● WHAT THE TASK ASKS
Transcribe the whole listing below without changing a word, but leave out every image.
/---
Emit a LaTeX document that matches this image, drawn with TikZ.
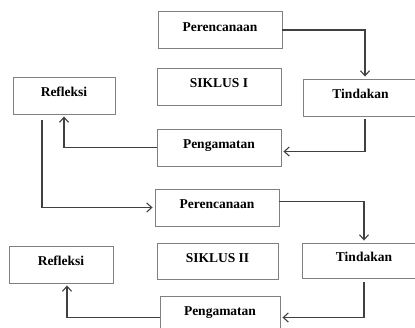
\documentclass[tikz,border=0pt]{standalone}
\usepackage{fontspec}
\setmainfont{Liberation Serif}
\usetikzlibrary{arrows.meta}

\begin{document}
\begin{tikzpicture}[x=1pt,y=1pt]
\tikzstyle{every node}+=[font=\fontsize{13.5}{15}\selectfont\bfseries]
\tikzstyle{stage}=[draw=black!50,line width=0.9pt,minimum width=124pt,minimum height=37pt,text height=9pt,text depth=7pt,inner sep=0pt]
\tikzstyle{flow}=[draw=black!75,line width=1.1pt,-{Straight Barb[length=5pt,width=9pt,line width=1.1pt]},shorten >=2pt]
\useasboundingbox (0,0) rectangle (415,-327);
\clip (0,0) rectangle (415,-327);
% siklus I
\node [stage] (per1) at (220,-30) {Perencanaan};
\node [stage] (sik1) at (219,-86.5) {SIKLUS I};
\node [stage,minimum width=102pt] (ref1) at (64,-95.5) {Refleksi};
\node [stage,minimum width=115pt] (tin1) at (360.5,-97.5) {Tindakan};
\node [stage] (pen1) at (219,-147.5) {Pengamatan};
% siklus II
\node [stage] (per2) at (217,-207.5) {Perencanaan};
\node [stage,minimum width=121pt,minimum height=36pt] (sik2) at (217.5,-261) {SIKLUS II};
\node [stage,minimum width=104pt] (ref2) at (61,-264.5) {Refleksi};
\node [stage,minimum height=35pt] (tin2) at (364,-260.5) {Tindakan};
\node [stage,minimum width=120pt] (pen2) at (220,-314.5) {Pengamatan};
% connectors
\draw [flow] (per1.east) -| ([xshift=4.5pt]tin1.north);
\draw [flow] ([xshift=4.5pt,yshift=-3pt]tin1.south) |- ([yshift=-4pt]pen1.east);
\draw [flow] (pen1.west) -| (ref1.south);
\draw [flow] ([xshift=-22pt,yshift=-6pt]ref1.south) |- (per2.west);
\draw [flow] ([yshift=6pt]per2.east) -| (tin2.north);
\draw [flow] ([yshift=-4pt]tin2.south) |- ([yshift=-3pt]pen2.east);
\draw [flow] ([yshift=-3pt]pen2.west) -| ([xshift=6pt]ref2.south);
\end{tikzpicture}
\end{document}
\---
● RESPONSE
Emit a LaTeX document that matches this image, drawn with TikZ.
\documentclass[tikz,border=0pt]{standalone}
\usepackage{fontspec}
\setmainfont{Liberation Serif}
\usetikzlibrary{arrows.meta}

\begin{document}
\begin{tikzpicture}[x=1pt,y=1pt]
\tikzstyle{every node}+=[font=\fontsize{13.5}{15}\selectfont\bfseries]
\tikzstyle{stage}=[draw=black!50,line width=0.9pt,minimum width=124pt,minimum height=37pt,text height=9pt,text depth=7pt,inner sep=0pt]
\tikzstyle{flow}=[draw=black!75,line width=1.1pt,-{Straight Barb[length=5pt,width=9pt,line width=1.1pt]},shorten >=2pt]
\useasboundingbox (0,0) rectangle (415,-327);
\clip (0,0) rectangle (415,-327);
% siklus I
\node [stage] (per1) at (220,-30) {Perencanaan};
\node [stage] (sik1) at (219,-86.5) {SIKLUS I};
\node [stage,minimum width=102pt] (ref1) at (64,-95.5) {Refleksi};
\node [stage,minimum width=115pt] (tin1) at (360.5,-97.5) {Tindakan};
\node [stage] (pen1) at (219,-147.5) {Pengamatan};
% siklus II
\node [stage] (per2) at (217,-207.5) {Perencanaan};
\node [stage,minimum width=121pt,minimum height=36pt] (sik2) at (217.5,-261) {SIKLUS II};
\node [stage,minimum width=104pt] (ref2) at (61,-264.5) {Refleksi};
\node [stage,minimum height=35pt] (tin2) at (364,-260.5) {Tindakan};
\node [stage,minimum width=120pt] (pen2) at (220,-314.5) {Pengamatan};
% connectors
\draw [flow] (per1.east) -| ([xshift=4.5pt]tin1.north);
\draw [flow] ([xshift=4.5pt,yshift=-3pt]tin1.south) |- ([yshift=-4pt]pen1.east);
\draw [flow] (pen1.west) -| (ref1.south);
\draw [flow] ([xshift=-22pt,yshift=-6pt]ref1.south) |- (per2.west);
\draw [flow] ([yshift=6pt]per2.east) -| (tin2.north);
\draw [flow] ([yshift=-4pt]tin2.south) |- ([yshift=-3pt]pen2.east);
\draw [flow] ([yshift=-3pt]pen2.west) -| ([xshift=6pt]ref2.south);
\end{tikzpicture}
\end{document}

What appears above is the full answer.